We might say it is also like someone from a boat or a ship that has been blown to pieces, and who is now floating in the ocean, paddling over to boats or vessels that may on the outside look very different from the one that they were originally from, but that were also designed with the same primary purpose in mind. Recreating the old boat is pretty much out of the question at this point: Eleusis went silent so many centuries ago that there are now none living who can say with any certainty what techniques were used in their mysteries.

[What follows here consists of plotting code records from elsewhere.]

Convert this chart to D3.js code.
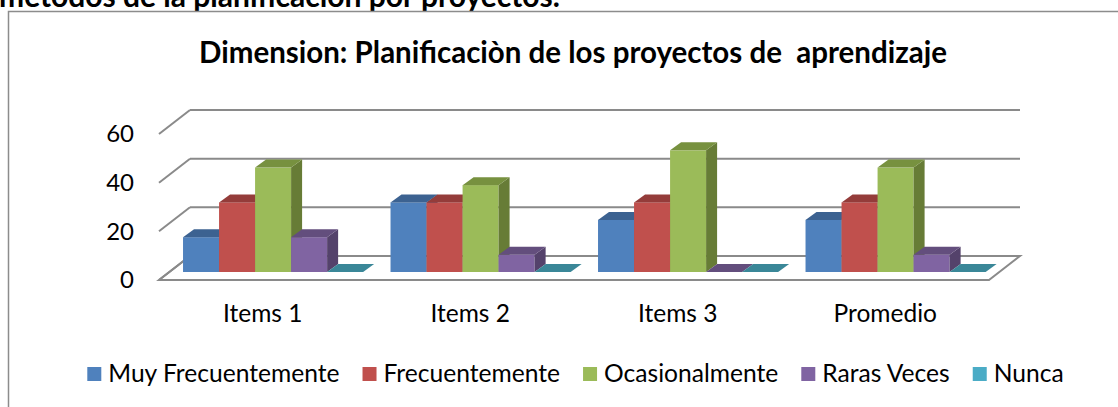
<!DOCTYPE html>
<html>
<head>
<meta charset="utf-8">
<script src="https://cdn.jsdelivr.net/npm/d3@7"></script>
<style>
  body { margin: 0; background: #fff; }
  svg { display: block; }
  .lbl { font-family: Lato, "Open Sans", sans-serif; fill: #000; }
</style>
</head>
<body>
<div id="chart"></div>
<script>
// data (percent of answers)
const categories = ["Items 1", "Items 2", "Items 3", "Promedio"]
const series = ["Muy Frecuentemente", "Frecuentemente", "Ocasionalmente", "Raras Veces", "Nunca"]
const muyFrecuentemente = [14.3, 28.6, 21.4, 21.4]
const frecuentemente = [28.6, 28.6, 28.6, 28.6]
const ocasionalmente = [42.9, 35.7, 50, 42.9]
const rarasVeces = [14.3, 7.1, 0, 7.1]
const nunca = [0, 0, 0, 0]
const yTicks = [0, 20, 40, 60]
const values = [muyFrecuentemente, frecuentemente, ocasionalmente, rarasVeces, nunca]

// colours: front face, top face, side face
const frontColors = ["#4f81bd", "#c0504d", "#9bbb59", "#8064a2", "#4bacc6"]
const topColors = ["#3c6291", "#943c3a", "#77913f", "#634e7d", "#3a8798"]
const sideColors = ["#34567f", "#7f3331", "#677c36", "#54426b", "#2f7282"]

const W = 1118, H = 407

let svg = d3.select("#chart").append("svg").attr("width", W).attr("height", H)

// header text cut off at the top of the picture
svg.append("text").attr("x", -1).attr("y", 7).attr("class", "lbl")
  .style("font-weight", "bold").style("font-size", "30px")
  .text("métodos de la planificación por proyectos.")

// chart frame (runs past the right and bottom edges)
svg.append("rect").attr("x", 8.5).attr("y", 11.5).attr("width", 1200).attr("height", 500)
  .attr("fill", "#fff").attr("stroke", "#8c8c8c").attr("stroke-width", 1.5)

// title
svg.append("text").attr("x", 573).attr("y", 63).attr("text-anchor", "middle").attr("class", "lbl")
  .style("font-weight", "bold").style("font-size", "29.5px").style("white-space", "pre")
  .text("Dimension: Planificaciòn de los proyectos de  aprendizaje")

// 3d geometry
const fx0 = 159, fx1 = 989, fy0 = 280   // front edge of the floor
const dX = 31, dY = 24                  // full depth of the floor
const bx = dX / 3, by = dY / 3          // bars front plane
const bdx = 11, bdy = 8                 // bar depth

let y = d3.scaleLinear().domain([0, 60]).range([0, 146])
let x0 = d3.scaleBand().domain(categories).range([fx0, fx1])
let gap = x0.bandwidth() * 0.066
let x1 = d3.scaleBand().domain(series).range([gap, x0.bandwidth() - gap])

const gridColor = "#8a8a8a"

// floor
svg.append("path")
  .attr("d", `M${fx0},${fy0} L${fx1},${fy0} L${fx1 + dX},${fy0 - dY} L${fx0 + dX},${fy0 - dY} Z`)
  .attr("fill", "#fff").attr("stroke", gridColor).attr("stroke-width", 2)

// gridlines on back wall + side wall diagonals
yTicks.forEach(t => {
  let h = y(t)
  svg.append("line").attr("x1", fx0 + dX).attr("x2", fx1 + dX)
    .attr("y1", fy0 - dY - h).attr("y2", fy0 - dY - h)
    .attr("stroke", gridColor).attr("stroke-width", 2)
  svg.append("line").attr("x1", fx0).attr("x2", fx0 + dX)
    .attr("y1", fy0 - h).attr("y2", fy0 - dY - h)
    .attr("stroke", gridColor).attr("stroke-width", 2)
  svg.append("text").attr("x", 134).attr("y", fy0 - h).attr("dy", "0.35em")
    .attr("text-anchor", "end").attr("class", "lbl").style("font-size", "24px").text(t)
})

// bars, left to right so each one covers the side of the previous one
categories.forEach((c, i) => {
  series.forEach((s, j) => {
    let v = values[j][i]
    let xL = x0(c) + x1(s) + bx
    let xR = xL + x1.bandwidth()
    let yB = fy0 - by
    let yT = yB - y(v)
    let g = svg.append("g")
    if (v > 0) {
      g.append("rect").attr("x", xL).attr("y", yT).attr("width", xR - xL).attr("height", yB - yT)
        .attr("fill", frontColors[j])
      g.append("path")
        .attr("d", `M${xR},${yT} L${xR + bdx},${yT - bdy} L${xR + bdx},${yB - bdy} L${xR},${yB} Z`)
        .attr("fill", sideColors[j])
    }
    g.append("path")
      .attr("d", `M${xL},${yT} L${xR},${yT} L${xR + bdx},${yT - bdy} L${xL + bdx},${yT - bdy} Z`)
      .attr("fill", topColors[j])
  })
})

// category labels
categories.forEach(c => {
  svg.append("text").attr("x", x0(c) + x0.bandwidth() / 2).attr("y", 322)
    .attr("text-anchor", "middle").attr("class", "lbl").style("font-size", "24.5px").text(c)
})

// legend
let legend = svg.append("g")
let lx = 0
series.forEach((s, j) => {
  legend.append("rect").attr("x", lx).attr("y", 367).attr("width", 14).attr("height", 14)
    .style("fill", frontColors[j])
  let t = legend.append("text").attr("x", lx + 21).attr("y", 382).attr("class", "lbl")
    .style("font-size", "24.6px").text(s)
  lx += 21 + t.node().getComputedTextLength() + 23
})
lx -= 23
legend.attr("transform", `translate(${575.5 - lx / 2},0)`)
</script>
</body>
</html>
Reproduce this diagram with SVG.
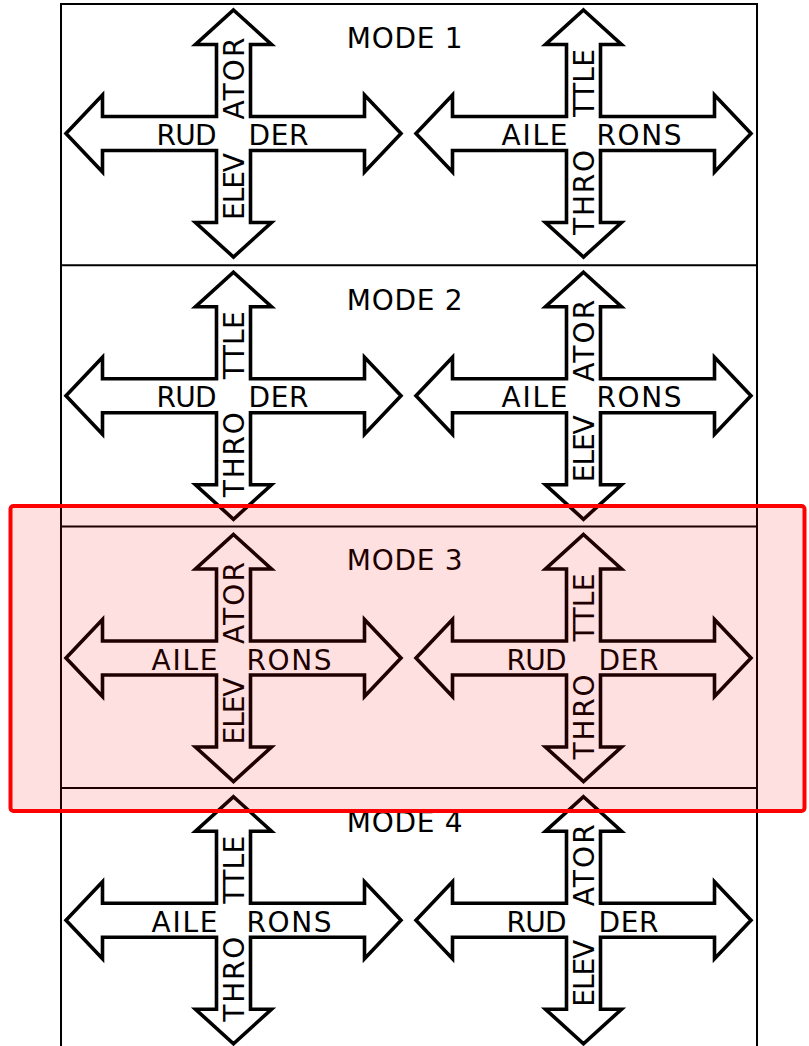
<svg xmlns="http://www.w3.org/2000/svg" xmlns:xlink="http://www.w3.org/1999/xlink" width="809" height="1046" viewBox="0 0 809 1046">
<style>
.frame{fill:none;stroke:#000;stroke-width:2}
.arrow{fill:#fff;stroke:#000;stroke-width:3.6;stroke-linejoin:miter;stroke-miterlimit:10}
text{font-family:"DejaVu Sans","Verdana",sans-serif;font-size:28px;fill:#000}
.hl{fill:#ff0000;fill-opacity:0.12;stroke:#ff0000;stroke-width:4}
</style>
<defs>
<path id="cross" d="M0,-123.5 L38,-89 L17,-89 L17,-17 L131,-17 L131,-38.5 L167.5,0 L131,38.5 L131,17 L17,17 L17,89 L38,89 L0,123.5 L-38,89 L-17,89 L-17,17 L-131,17 L-131,38.5 L-167.5,0 L-131,-38.5 L-131,-17 L-17,-17 L-17,-89 L-38,-89 Z"/>
</defs>
<rect width="809" height="1046" fill="#fff"/>
<g id="panels">
<line class="frame" x1="61" y1="4" x2="757" y2="4"/>
<line class="frame" x1="61" y1="3" x2="61" y2="1046"/>
<line class="frame" x1="757" y1="3" x2="757" y2="1046"/>
<line class="frame" x1="61" y1="265.3" x2="757" y2="265.3"/>
<line class="frame" x1="61" y1="526.5" x2="757" y2="526.5"/>
<line class="frame" x1="61" y1="788" x2="757" y2="788"/>
</g>
<g id="labels">
<text x="346.7" y="47.5" textLength="116" lengthAdjust="spacing">MODE 1</text>
<text x="346.7" y="309.5" textLength="116" lengthAdjust="spacing">MODE 2</text>
<text x="346.7" y="570" textLength="116" lengthAdjust="spacing">MODE 3</text>
<text x="346.7" y="831.5" textLength="116" lengthAdjust="spacing">MODE 4</text>
</g>
<!-- Mode 1 -->
<g id="m1-left" transform="translate(233.5,133.5)">
<use xlink:href="#cross" href="#cross" class="arrow"/>
<text x="-77" y="11.5" textLength="60" lengthAdjust="spacing">RUD</text>
<text x="15" y="11.5" textLength="60" lengthAdjust="spacing">DER</text>
<g transform="translate(10,0) rotate(-90)">
<text x="-86.5" y="0" textLength="67" lengthAdjust="spacing">ELEV</text>
<text x="14" y="0" textLength="82" lengthAdjust="spacing">ATOR</text>
</g>
</g>
<g id="m1-right" transform="translate(583.5,133.5)">
<use xlink:href="#cross" href="#cross" class="arrow"/>
<text x="-82" y="11.5" textLength="66" lengthAdjust="spacing">AILE</text>
<text x="13" y="11.5" textLength="85" lengthAdjust="spacing">RONS</text>
<g transform="translate(10,0) rotate(-90)">
<text x="-101.5" y="0" textLength="85" lengthAdjust="spacing">THRO</text>
<text x="16.5" y="0" textLength="68" lengthAdjust="spacing">TTLE</text>
</g>
</g>
<!-- Mode 2 -->
<g id="m2-left" transform="translate(233.5,395.75)">
<use xlink:href="#cross" href="#cross" class="arrow"/>
<text x="-77" y="11.5" textLength="60" lengthAdjust="spacing">RUD</text>
<text x="15" y="11.5" textLength="60" lengthAdjust="spacing">DER</text>
<g transform="translate(10,0) rotate(-90)">
<text x="-101.5" y="0" textLength="85" lengthAdjust="spacing">THRO</text>
<text x="16.5" y="0" textLength="68" lengthAdjust="spacing">TTLE</text>
</g>
</g>
<g id="m2-right" transform="translate(583.5,395.75)">
<use xlink:href="#cross" href="#cross" class="arrow"/>
<text x="-82" y="11.5" textLength="66" lengthAdjust="spacing">AILE</text>
<text x="13" y="11.5" textLength="85" lengthAdjust="spacing">RONS</text>
<g transform="translate(10,0) rotate(-90)">
<text x="-86.5" y="0" textLength="67" lengthAdjust="spacing">ELEV</text>
<text x="14" y="0" textLength="82" lengthAdjust="spacing">ATOR</text>
</g>
</g>
<!-- Mode 3 -->
<g id="m3-left" transform="translate(233.5,658)">
<use xlink:href="#cross" href="#cross" class="arrow"/>
<text x="-82" y="11.5" textLength="66" lengthAdjust="spacing">AILE</text>
<text x="13" y="11.5" textLength="85" lengthAdjust="spacing">RONS</text>
<g transform="translate(10,0) rotate(-90)">
<text x="-86.5" y="0" textLength="67" lengthAdjust="spacing">ELEV</text>
<text x="14" y="0" textLength="82" lengthAdjust="spacing">ATOR</text>
</g>
</g>
<g id="m3-right" transform="translate(583.5,658)">
<use xlink:href="#cross" href="#cross" class="arrow"/>
<text x="-77" y="11.5" textLength="60" lengthAdjust="spacing">RUD</text>
<text x="15" y="11.5" textLength="60" lengthAdjust="spacing">DER</text>
<g transform="translate(10,0) rotate(-90)">
<text x="-101.5" y="0" textLength="85" lengthAdjust="spacing">THRO</text>
<text x="16.5" y="0" textLength="68" lengthAdjust="spacing">TTLE</text>
</g>
</g>
<!-- Mode 4 -->
<g id="m4-left" transform="translate(233.5,920.25)">
<use xlink:href="#cross" href="#cross" class="arrow"/>
<text x="-82" y="11.5" textLength="66" lengthAdjust="spacing">AILE</text>
<text x="13" y="11.5" textLength="85" lengthAdjust="spacing">RONS</text>
<g transform="translate(10,0) rotate(-90)">
<text x="-101.5" y="0" textLength="85" lengthAdjust="spacing">THRO</text>
<text x="16.5" y="0" textLength="68" lengthAdjust="spacing">TTLE</text>
</g>
</g>
<g id="m4-right" transform="translate(583.5,920.25)">
<use xlink:href="#cross" href="#cross" class="arrow"/>
<text x="-77" y="11.5" textLength="60" lengthAdjust="spacing">RUD</text>
<text x="15" y="11.5" textLength="60" lengthAdjust="spacing">DER</text>
<g transform="translate(10,0) rotate(-90)">
<text x="-86.5" y="0" textLength="67" lengthAdjust="spacing">ELEV</text>
<text x="14" y="0" textLength="82" lengthAdjust="spacing">ATOR</text>
</g>
</g>
<g id="highlight">
<rect class="hl" x="10.5" y="506" width="794" height="305" rx="3"/>
</g>
</svg>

When these refugees learn the techniques that have been preserved in other cultures and other places and then head out to try to navigate the waters of this life using what they have learned, their "boats" and methods of sailing may and probably will have a different look and feel. That fact should not lead to their being criticized or rejected as somehow being inauthentic or counterfeit. The evidence presented above shows that the broadly "shamanic worldview" is the heritage of all humanity, even though it is and probably indeed must be expressed differently by different cultures living in different parts of the world or different centuries and using different technologies. The fact that it will be expressed differently by practitioners in our modern day who have their own different cultural backgrounds and baggage should not be cause for division or criticism or rejection of the desire to follow this ancient path in the circumstances of today's world.
In fact, given some of the evidence touched on above, it could be argued that we do not have the luxury of declaring the pursuit of shamanic experience to be "off limits" to any group or family of humanity. It is clear from evidence stretching all the way back to the Pyramid Texts (and perhaps much further back even than that) that the knowledge of and the ability to enter into altered states of consciousness and in doing so to travel into non-ordinary reality (the other realm, the implicate order) in order to gain information or to effect change that cannot be accomplished any other way is absolutely essential to individual health and to the health of society at large.
If "Western society" and the world at large is dangerously off-track or imbalanced, then this fact itself would argue that the recovery and active practice of that shamanic worldview which was lost (and, it could be argued, deliberately stolen) must be given the highest priority.